The removal of manmade CO2 from the atmosphere by seawater is clearly an important process. However, researchers now suggest that the ocean’s ability to absorb atmospheric CO2 might be declining. It’s a combination of atmospheric CO2 levels and seawater chemistry that determines how much CO2 seawater can hold, and warmer water cannot hold as much dissolved CO2 as cold water.

Researchers analysed existing CO2 and temperature data for the North Atlantic Ocean over the last three decades. Their results showed that for a large section of the North Atlantic, less CO2 has been able to dissolve as the surface temperature of seawater has risen. This is in line with previous research conducted in other oceans, such as the Southern Ocean and Sea of Japan, which have also been found to be taking up less CO2 as a result of man-made climate change.

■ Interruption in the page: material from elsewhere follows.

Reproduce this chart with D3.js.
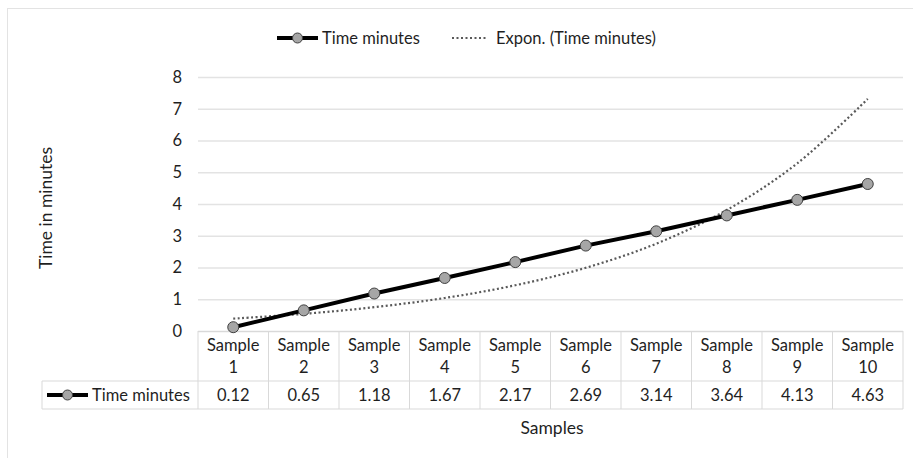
<!DOCTYPE html>
<html>
<head>
<meta charset="utf-8">
<script src="https://cdn.jsdelivr.net/npm/d3@7"></script>
<style>
  body { margin: 0; background: #fff; }
  text { font-family: Lato, "Noto Sans", sans-serif; fill: #1f1f1f; }
</style>
</head>
<body>
<div id="chart"></div>
<script>
// Time per sample - Excel style line chart with data table
const samples = ["Sample 1", "Sample 2", "Sample 3", "Sample 4", "Sample 5",
                 "Sample 6", "Sample 7", "Sample 8", "Sample 9", "Sample 10"];
const time_minutes = [0.12, 0.65, 1.18, 1.67, 2.17, 2.69, 3.14, 3.64, 4.13, 4.63];
// exponential trendline at each sample
const expon_trend = [0.39, 0.54, 0.75, 1.04, 1.44, 1.99, 2.75, 3.81, 5.28, 7.31];
const y_ticks = [0, 1, 2, 3, 4, 5, 6, 7, 8];

const w = 913;
const h = 458;
const plot = { left: 198, right: 903, top: 77, bottom: 331 };
const row_h = { head: 50, value: 28 };
const table_left = 42;
const font_size = 16.5;
const title_size = 17.5;

const svg = d3.select("#chart").append("svg")
    .attr("width", w)
    .attr("height", h);

// chart area border
svg.append("rect")
    .attr("x", 7.5).attr("y", 8.5)
    .attr("width", w + 10).attr("height", h + 10)
    .attr("fill", "none")
    .attr("stroke", "#e3e3e3");

const x = d3.scaleBand().domain(samples).range([plot.left, plot.right]);
const y = d3.scaleLinear().domain([0, 8]).range([plot.bottom, plot.top]);

// gridlines + tick labels
const y_axis = svg.append("g")
    .attr("transform", `translate(${plot.left},0)`)
    .call(d3.axisLeft(y).tickValues(y_ticks).tickSize(-(plot.right - plot.left)).tickPadding(16));
y_axis.select(".domain").remove();
y_axis.selectAll(".tick line")
    .attr("stroke", d => d === 0 ? "#d9d9d9" : "#e3e3e3")
    .attr("stroke-width", 1.3);
y_axis.selectAll(".tick text")
    .style("font-family", "Lato, 'Noto Sans', sans-serif")
    .style("font-size", font_size + "px")
    .attr("fill", "#333");

// data table
const table = svg.append("g");
const head_bottom = plot.bottom + row_h.head;
const value_bottom = head_bottom + row_h.value;
const grid_color = "#d9d9d9";

table.append("line")
    .attr("x1", table_left).attr("x2", plot.right)
    .attr("y1", head_bottom).attr("y2", head_bottom)
    .attr("stroke", grid_color);
table.append("line")
    .attr("x1", table_left).attr("x2", plot.right)
    .attr("y1", value_bottom).attr("y2", value_bottom)
    .attr("stroke", grid_color);
table.append("line")
    .attr("x1", table_left).attr("x2", table_left)
    .attr("y1", head_bottom).attr("y2", value_bottom)
    .attr("stroke", grid_color);

table.selectAll(".col-line")
    .data(samples.concat(["end"]))
    .join("line")
    .attr("class", "col-line")
    .attr("x1", d => d === "end" ? plot.right : x(d))
    .attr("x2", d => d === "end" ? plot.right : x(d))
    .attr("y1", plot.bottom).attr("y2", value_bottom)
    .attr("stroke", grid_color);

const head_text = table.selectAll(".head")
    .data(samples)
    .join("text")
    .attr("class", "head")
    .attr("text-anchor", "middle")
    .style("font-size", font_size + "px");
head_text.append("tspan")
    .attr("x", d => x(d) + x.bandwidth() / 2)
    .attr("y", plot.bottom + 20)
    .text(d => d.split(" ")[0]);
head_text.append("tspan")
    .attr("x", d => x(d) + x.bandwidth() / 2)
    .attr("y", plot.bottom + 42)
    .text(d => d.split(" ")[1]);

table.selectAll(".val")
    .data(time_minutes)
    .join("text")
    .attr("class", "val")
    .attr("x", (d, i) => x(samples[i]) + x.bandwidth() / 2)
    .attr("y", head_bottom + 20)
    .attr("text-anchor", "middle")
    .style("font-size", font_size + "px")
    .text(d => d.toFixed(2));

function line_key(g, x0, yy, len) {
    g.append("line")
        .attr("x1", x0).attr("x2", x0 + len)
        .attr("y1", yy).attr("y2", yy)
        .attr("stroke", "#000")
        .attr("stroke-width", 4);
    g.append("circle")
        .attr("cx", x0 + len / 2).attr("cy", yy)
        .attr("r", 5)
        .attr("fill", "#a6a6a6")
        .attr("stroke", "#404040")
        .attr("stroke-width", 1);
}

line_key(table, 47, head_bottom + 14, 41);
table.append("text")
    .attr("x", 92).attr("y", head_bottom + 20)
    .style("font-size", font_size + "px")
    .text("Time minutes");

// trendline
const cx = (d, i) => x(samples[i]) + x.bandwidth() / 2;
svg.append("path")
    .datum(expon_trend)
    .attr("d", d3.line().x(cx).y(d => y(d)).curve(d3.curveCatmullRom))
    .attr("fill", "none")
    .attr("stroke", "#595959")
    .attr("stroke-width", 2.2)
    .attr("stroke-dasharray", "2,2.5");

// series line
svg.append("path")
    .datum(time_minutes)
    .attr("d", d3.line().x(cx).y(d => y(d)))
    .attr("fill", "none")
    .attr("stroke", "#000")
    .attr("stroke-width", 4);

svg.selectAll(".dot")
    .data(time_minutes)
    .join("circle")
    .attr("class", "dot")
    .attr("cx", cx)
    .attr("cy", d => y(d))
    .attr("r", 5.5)
    .attr("fill", "#a6a6a6")
    .attr("stroke", "#404040")
    .attr("stroke-width", 1);

// legend
const legend = svg.append("g");
line_key(legend, 277, 38, 41);
legend.append("text")
    .attr("x", 322).attr("y", 44)
    .style("font-size", font_size + "px")
    .text("Time minutes");
legend.append("line")
    .attr("x1", 452).attr("x2", 488)
    .attr("y1", 38).attr("y2", 38)
    .attr("stroke", "#595959")
    .attr("stroke-width", 2.2)
    .attr("stroke-dasharray", "2,2.5");
legend.append("text")
    .attr("x", 496).attr("y", 44)
    .style("font-size", font_size + "px")
    .text("Expon. (Time minutes)");

// axis titles
svg.append("text")
    .attr("transform", "translate(52,208) rotate(-90)")
    .attr("text-anchor", "middle")
    .style("font-size", title_size + "px")
    .text("Time in minutes");

svg.append("text")
    .attr("x", 552).attr("y", 434)
    .attr("text-anchor", "middle")
    .style("font-size", title_size + "px")
    .text("Samples");
</script>
</body>
</html>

When considering the same question, previous studies in the North Atlantic have come to conflicting conclusions. The authors of this new study suggest that this is down to a high degree of natural variability which can mask longer-term trends.

Professor McKinley, the study’s author, says:

“Because the ocean is so variable, we need at least 25 years’ worth of data to really see the effect of carbon accumulation in the atmosphere. This is a big issue in many branches of climate science – what is natural variability, and what is climate change?”

This new study considers nearly thirty years worth of data, which the team think is enough to determine a real trend. Their findings have big implications for how much CO2 will be absorbed by oceans in the future, given the projected temperature rise associated with man-made greenhouse gas emissions. McKinley says:

“…This is some of the first evidence for climate damping the ocean’s ability to take up carbon from the atmosphere.”

McKinley stresses the need for this type of analysis in other oceans so that ocean CO2 uptake trends can continue to be refined. But the results of the study demonstrate that on a warming planet, natural carbon sinks can’t be taken for granted.